HMS Hursley was a Second World War Type II Hunt-class escort destroyer of the British Royal Navy. She is the only Royal Navy ship to have carried this name. Hursley is a village in Hampshire. Commissioned in 1942, she served in the Mediterranean, before being transferred to the Hellenic Navy in November 1943 and renamed Kriti. She took part in the landings in Sicily, Anzio, and southern France, and remained in Greek service until 1959.

Hursley was ordered with 15 others of the same type on 20 December 1939 as part of the War Emergency Programme. The ship was laid down by Swan Hunter at Wallsend on 21 December 1940 as Admiralty Job No. J4139, launched on 25 July 1941, and completed on 2 April 1942.
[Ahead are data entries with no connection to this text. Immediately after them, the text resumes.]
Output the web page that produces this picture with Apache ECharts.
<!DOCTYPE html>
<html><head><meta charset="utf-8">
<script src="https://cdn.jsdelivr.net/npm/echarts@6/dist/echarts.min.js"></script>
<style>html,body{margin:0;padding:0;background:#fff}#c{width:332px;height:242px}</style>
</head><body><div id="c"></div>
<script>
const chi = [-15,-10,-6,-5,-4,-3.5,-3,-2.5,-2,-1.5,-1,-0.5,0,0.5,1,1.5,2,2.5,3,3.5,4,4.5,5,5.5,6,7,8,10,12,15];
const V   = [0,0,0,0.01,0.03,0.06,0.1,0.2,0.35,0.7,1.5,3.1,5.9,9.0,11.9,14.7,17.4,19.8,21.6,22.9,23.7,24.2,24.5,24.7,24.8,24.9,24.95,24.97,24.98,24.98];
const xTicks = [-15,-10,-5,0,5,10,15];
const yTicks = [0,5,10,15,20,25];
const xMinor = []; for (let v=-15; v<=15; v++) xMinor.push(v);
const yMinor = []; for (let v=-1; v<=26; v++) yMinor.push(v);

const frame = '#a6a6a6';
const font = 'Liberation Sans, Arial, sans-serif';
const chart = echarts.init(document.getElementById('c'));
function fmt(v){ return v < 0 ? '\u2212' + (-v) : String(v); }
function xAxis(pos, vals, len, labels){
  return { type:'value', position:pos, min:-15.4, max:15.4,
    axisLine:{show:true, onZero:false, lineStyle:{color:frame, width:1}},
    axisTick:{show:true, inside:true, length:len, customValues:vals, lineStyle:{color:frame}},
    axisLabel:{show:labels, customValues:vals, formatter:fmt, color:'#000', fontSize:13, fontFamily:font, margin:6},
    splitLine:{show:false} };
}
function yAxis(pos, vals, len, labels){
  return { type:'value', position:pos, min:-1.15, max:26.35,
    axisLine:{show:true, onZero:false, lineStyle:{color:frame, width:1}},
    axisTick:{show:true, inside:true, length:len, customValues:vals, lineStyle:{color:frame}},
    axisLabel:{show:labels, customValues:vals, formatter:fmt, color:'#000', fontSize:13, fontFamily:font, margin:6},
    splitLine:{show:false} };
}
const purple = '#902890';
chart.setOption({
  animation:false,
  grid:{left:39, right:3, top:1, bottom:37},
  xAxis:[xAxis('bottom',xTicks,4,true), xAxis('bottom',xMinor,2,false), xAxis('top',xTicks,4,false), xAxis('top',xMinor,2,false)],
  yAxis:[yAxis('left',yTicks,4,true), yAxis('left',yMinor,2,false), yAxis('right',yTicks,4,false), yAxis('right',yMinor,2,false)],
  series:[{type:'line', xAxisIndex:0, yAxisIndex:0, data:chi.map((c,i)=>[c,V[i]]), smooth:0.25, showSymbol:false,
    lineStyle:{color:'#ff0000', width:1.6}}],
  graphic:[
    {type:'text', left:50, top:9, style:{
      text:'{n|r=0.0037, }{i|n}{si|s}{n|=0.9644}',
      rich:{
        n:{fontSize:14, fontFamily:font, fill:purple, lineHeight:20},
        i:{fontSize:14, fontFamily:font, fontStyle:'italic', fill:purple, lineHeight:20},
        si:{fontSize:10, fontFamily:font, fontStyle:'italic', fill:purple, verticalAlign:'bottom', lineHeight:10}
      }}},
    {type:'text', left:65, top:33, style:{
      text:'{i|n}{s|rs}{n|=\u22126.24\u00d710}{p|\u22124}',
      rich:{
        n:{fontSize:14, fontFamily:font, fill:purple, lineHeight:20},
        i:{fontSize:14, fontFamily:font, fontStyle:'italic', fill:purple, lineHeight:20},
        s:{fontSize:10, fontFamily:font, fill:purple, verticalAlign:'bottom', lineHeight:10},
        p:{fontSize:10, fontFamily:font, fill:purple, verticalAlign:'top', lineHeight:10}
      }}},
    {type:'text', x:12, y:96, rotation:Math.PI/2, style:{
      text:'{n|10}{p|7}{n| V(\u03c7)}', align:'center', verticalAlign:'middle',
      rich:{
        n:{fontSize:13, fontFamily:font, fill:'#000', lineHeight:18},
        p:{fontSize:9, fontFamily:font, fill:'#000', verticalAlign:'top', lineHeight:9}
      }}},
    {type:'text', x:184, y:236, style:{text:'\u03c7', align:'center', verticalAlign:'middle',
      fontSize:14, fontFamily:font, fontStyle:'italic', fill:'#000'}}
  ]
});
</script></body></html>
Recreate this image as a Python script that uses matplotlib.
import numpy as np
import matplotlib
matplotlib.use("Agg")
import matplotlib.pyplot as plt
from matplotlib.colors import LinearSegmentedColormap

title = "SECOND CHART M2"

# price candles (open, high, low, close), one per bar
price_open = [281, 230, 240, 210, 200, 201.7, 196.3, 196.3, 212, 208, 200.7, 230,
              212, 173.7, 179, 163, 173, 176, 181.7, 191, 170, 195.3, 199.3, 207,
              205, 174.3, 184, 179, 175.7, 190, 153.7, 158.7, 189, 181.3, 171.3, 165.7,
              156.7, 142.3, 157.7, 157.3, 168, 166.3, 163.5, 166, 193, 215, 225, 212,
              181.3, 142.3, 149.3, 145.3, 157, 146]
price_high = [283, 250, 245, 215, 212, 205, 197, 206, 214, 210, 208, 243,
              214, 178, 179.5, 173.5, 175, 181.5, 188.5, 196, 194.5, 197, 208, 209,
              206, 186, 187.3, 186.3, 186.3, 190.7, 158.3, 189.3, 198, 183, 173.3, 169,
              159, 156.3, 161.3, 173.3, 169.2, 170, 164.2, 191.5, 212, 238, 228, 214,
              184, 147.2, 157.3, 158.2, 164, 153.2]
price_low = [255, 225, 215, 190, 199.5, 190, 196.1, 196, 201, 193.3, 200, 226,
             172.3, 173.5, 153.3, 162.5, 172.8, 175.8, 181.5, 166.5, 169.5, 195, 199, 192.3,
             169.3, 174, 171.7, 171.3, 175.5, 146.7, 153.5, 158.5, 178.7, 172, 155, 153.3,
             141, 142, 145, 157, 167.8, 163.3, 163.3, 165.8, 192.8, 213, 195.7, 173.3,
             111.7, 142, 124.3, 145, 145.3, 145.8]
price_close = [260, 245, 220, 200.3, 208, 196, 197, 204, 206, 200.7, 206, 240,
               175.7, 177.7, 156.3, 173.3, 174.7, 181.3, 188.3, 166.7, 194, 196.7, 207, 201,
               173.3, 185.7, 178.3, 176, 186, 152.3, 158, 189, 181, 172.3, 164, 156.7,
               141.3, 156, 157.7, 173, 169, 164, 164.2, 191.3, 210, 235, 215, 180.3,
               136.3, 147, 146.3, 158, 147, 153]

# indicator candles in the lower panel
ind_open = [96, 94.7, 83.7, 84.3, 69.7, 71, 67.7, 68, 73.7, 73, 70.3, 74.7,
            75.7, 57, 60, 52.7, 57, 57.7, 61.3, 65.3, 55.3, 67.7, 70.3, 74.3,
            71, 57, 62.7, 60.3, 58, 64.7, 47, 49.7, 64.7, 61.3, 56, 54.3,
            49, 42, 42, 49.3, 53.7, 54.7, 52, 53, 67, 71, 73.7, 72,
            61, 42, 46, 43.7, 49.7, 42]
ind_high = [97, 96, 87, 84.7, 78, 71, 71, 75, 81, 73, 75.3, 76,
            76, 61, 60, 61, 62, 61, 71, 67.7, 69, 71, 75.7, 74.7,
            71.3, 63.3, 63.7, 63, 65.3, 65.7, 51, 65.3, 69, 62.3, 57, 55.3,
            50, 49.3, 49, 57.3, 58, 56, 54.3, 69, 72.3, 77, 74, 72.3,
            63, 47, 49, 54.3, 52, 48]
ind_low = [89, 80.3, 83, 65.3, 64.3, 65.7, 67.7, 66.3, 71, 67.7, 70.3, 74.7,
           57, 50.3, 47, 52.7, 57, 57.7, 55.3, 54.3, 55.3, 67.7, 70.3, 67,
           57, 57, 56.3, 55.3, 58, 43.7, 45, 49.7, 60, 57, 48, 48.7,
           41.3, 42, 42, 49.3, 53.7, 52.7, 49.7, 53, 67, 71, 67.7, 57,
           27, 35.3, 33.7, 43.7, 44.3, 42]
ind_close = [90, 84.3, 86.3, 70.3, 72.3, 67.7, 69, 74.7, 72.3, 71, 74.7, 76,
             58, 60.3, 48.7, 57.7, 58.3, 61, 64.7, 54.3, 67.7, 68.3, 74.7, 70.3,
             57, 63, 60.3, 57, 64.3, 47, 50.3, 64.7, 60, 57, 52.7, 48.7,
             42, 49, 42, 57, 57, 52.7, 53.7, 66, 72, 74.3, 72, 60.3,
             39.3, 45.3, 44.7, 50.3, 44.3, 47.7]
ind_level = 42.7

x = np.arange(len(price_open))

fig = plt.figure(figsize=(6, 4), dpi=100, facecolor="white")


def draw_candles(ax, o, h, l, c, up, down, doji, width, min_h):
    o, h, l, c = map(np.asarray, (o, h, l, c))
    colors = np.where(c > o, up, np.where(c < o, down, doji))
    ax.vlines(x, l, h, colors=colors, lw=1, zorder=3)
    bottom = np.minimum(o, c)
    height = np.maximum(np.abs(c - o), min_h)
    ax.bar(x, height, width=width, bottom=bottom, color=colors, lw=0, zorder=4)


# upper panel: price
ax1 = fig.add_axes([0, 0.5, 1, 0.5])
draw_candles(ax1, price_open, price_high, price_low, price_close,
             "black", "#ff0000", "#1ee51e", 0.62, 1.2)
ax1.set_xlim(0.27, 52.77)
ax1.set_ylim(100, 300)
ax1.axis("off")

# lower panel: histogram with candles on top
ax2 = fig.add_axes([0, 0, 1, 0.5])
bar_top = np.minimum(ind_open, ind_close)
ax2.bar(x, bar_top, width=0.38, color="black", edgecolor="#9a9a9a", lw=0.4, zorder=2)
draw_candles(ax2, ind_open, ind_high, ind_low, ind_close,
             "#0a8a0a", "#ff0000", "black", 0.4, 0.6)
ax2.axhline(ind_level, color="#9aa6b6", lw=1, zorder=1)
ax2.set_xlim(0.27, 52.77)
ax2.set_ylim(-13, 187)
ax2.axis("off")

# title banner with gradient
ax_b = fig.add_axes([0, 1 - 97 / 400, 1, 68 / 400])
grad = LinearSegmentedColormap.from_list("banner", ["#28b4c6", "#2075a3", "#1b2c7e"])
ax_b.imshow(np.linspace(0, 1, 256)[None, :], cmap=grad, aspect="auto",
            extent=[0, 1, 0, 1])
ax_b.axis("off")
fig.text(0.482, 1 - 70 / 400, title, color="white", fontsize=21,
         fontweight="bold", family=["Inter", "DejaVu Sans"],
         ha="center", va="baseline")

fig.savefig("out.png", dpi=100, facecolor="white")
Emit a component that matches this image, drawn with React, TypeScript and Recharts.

After sea trials Hursley was commissioned for service on 2 April 1942. She sailed for Scapa Flow for training, and then joined the escort for Russian Convoy PQ 15 to Murmansk and back. Assigned to the Eastern Fleet, in May she joined the escort for Convoy WS 19 to Durban. There she was transferred to the 5th Destroyer Flotilla in the Mediterranean, owing to heavy losses in "Operation Vigorous", and sailed to Alexandria, Egypt, where she was deployed for flotilla duties in eastern Mediterranean.

On 14 September Hursley and Aldenham escorted the tug Brigand out to rendezvous with the cruiser Coventry and the destroyer Zulu, both damaged during "Operation Agreement" at Tobruk. Coventry was sunk, but Hursley took Zulu in tow, but under attack by enemy aircraft Zulu was sunk.